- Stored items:
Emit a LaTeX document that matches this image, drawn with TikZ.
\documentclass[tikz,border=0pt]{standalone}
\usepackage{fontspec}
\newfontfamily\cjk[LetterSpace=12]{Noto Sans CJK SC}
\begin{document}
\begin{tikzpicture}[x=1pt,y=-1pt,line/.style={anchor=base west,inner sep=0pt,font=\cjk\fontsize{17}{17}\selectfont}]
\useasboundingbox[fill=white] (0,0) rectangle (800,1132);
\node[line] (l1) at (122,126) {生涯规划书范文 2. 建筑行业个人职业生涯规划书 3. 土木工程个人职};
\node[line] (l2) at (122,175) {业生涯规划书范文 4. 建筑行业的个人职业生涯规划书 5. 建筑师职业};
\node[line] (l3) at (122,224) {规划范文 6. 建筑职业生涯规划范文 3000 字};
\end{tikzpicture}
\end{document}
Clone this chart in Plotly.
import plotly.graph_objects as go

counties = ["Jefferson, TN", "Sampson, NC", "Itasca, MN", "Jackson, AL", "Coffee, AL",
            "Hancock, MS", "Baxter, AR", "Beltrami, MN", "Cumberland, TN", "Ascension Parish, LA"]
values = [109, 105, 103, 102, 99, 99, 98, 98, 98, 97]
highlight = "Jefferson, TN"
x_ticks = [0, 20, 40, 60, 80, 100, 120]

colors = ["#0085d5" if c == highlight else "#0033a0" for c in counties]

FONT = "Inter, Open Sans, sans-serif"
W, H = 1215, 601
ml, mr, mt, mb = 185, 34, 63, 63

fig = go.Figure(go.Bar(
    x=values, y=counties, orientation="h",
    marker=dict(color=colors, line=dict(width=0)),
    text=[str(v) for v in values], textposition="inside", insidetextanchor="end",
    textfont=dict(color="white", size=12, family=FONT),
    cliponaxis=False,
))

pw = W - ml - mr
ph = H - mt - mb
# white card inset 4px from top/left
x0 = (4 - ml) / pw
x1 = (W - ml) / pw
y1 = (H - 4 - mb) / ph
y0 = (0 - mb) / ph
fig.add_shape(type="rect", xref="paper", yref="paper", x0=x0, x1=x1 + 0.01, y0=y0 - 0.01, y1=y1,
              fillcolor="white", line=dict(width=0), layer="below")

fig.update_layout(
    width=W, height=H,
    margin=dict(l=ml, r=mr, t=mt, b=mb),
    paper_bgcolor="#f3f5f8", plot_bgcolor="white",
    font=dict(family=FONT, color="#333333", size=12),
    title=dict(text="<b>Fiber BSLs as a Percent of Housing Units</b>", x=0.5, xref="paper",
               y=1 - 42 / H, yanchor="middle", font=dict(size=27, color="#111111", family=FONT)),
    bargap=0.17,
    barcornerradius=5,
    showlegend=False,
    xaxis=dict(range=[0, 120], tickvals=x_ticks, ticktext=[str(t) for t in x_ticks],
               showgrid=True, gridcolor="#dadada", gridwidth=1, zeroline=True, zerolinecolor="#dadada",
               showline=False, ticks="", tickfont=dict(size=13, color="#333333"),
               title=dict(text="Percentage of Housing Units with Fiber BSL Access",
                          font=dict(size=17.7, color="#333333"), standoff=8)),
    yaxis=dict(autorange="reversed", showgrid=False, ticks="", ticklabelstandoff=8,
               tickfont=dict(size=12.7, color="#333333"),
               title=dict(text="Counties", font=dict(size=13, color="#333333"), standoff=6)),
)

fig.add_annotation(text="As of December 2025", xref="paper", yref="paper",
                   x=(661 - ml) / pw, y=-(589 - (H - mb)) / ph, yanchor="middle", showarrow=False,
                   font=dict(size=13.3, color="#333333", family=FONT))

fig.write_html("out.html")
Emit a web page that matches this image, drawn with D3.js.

- Prompt:
Word for word, write out all of the data above.

- Problem solution:
Emit a LaTeX document that matches this image, drawn with TikZ.
\documentclass[tikz,border=0pt]{standalone}
\usepackage{fontspec}
\newfontfamily\cjk[LetterSpace=12]{Noto Sans CJK SC}
\begin{document}
\begin{tikzpicture}[x=1pt,y=-1pt,line/.style={anchor=base west,inner sep=0pt,font=\cjk\fontsize{17}{17}\selectfont}]
\useasboundingbox[fill=white] (0,0) rectangle (800,1132);
\node[line] (l1) at (122,126) {生涯规划书范文 2. 建筑行业个人职业生涯规划书 3. 土木工程个人职};
\node[line] (l2) at (122,175) {业生涯规划书范文 4. 建筑行业的个人职业生涯规划书 5. 建筑师职业};
\node[line] (l3) at (122,224) {规划范文 6. 建筑职业生涯规划范文 3000 字};
\end{tikzpicture}
\end{document}
Clone this chart in Plotly.
import plotly.graph_objects as go

counties = ["Jefferson, TN", "Sampson, NC", "Itasca, MN", "Jackson, AL", "Coffee, AL",
            "Hancock, MS", "Baxter, AR", "Beltrami, MN", "Cumberland, TN", "Ascension Parish, LA"]
values = [109, 105, 103, 102, 99, 99, 98, 98, 98, 97]
highlight = "Jefferson, TN"
x_ticks = [0, 20, 40, 60, 80, 100, 120]

colors = ["#0085d5" if c == highlight else "#0033a0" for c in counties]

FONT = "Inter, Open Sans, sans-serif"
W, H = 1215, 601
ml, mr, mt, mb = 185, 34, 63, 63

fig = go.Figure(go.Bar(
    x=values, y=counties, orientation="h",
    marker=dict(color=colors, line=dict(width=0)),
    text=[str(v) for v in values], textposition="inside", insidetextanchor="end",
    textfont=dict(color="white", size=12, family=FONT),
    cliponaxis=False,
))

pw = W - ml - mr
ph = H - mt - mb
# white card inset 4px from top/left
x0 = (4 - ml) / pw
x1 = (W - ml) / pw
y1 = (H - 4 - mb) / ph
y0 = (0 - mb) / ph
fig.add_shape(type="rect", xref="paper", yref="paper", x0=x0, x1=x1 + 0.01, y0=y0 - 0.01, y1=y1,
              fillcolor="white", line=dict(width=0), layer="below")

fig.update_layout(
    width=W, height=H,
    margin=dict(l=ml, r=mr, t=mt, b=mb),
    paper_bgcolor="#f3f5f8", plot_bgcolor="white",
    font=dict(family=FONT, color="#333333", size=12),
    title=dict(text="<b>Fiber BSLs as a Percent of Housing Units</b>", x=0.5, xref="paper",
               y=1 - 42 / H, yanchor="middle", font=dict(size=27, color="#111111", family=FONT)),
    bargap=0.17,
    barcornerradius=5,
    showlegend=False,
    xaxis=dict(range=[0, 120], tickvals=x_ticks, ticktext=[str(t) for t in x_ticks],
               showgrid=True, gridcolor="#dadada", gridwidth=1, zeroline=True, zerolinecolor="#dadada",
               showline=False, ticks="", tickfont=dict(size=13, color="#333333"),
               title=dict(text="Percentage of Housing Units with Fiber BSL Access",
                          font=dict(size=17.7, color="#333333"), standoff=8)),
    yaxis=dict(autorange="reversed", showgrid=False, ticks="", ticklabelstandoff=8,
               tickfont=dict(size=12.7, color="#333333"),
               title=dict(text="Counties", font=dict(size=13, color="#333333"), standoff=6)),
)

fig.add_annotation(text="As of December 2025", xref="paper", yref="paper",
                   x=(661 - ml) / pw, y=-(589 - (H - mb)) / ph, yanchor="middle", showarrow=False,
                   font=dict(size=13.3, color="#333333", family=FONT))

fig.write_html("out.html")
Emit a web page that matches this image, drawn with D3.js.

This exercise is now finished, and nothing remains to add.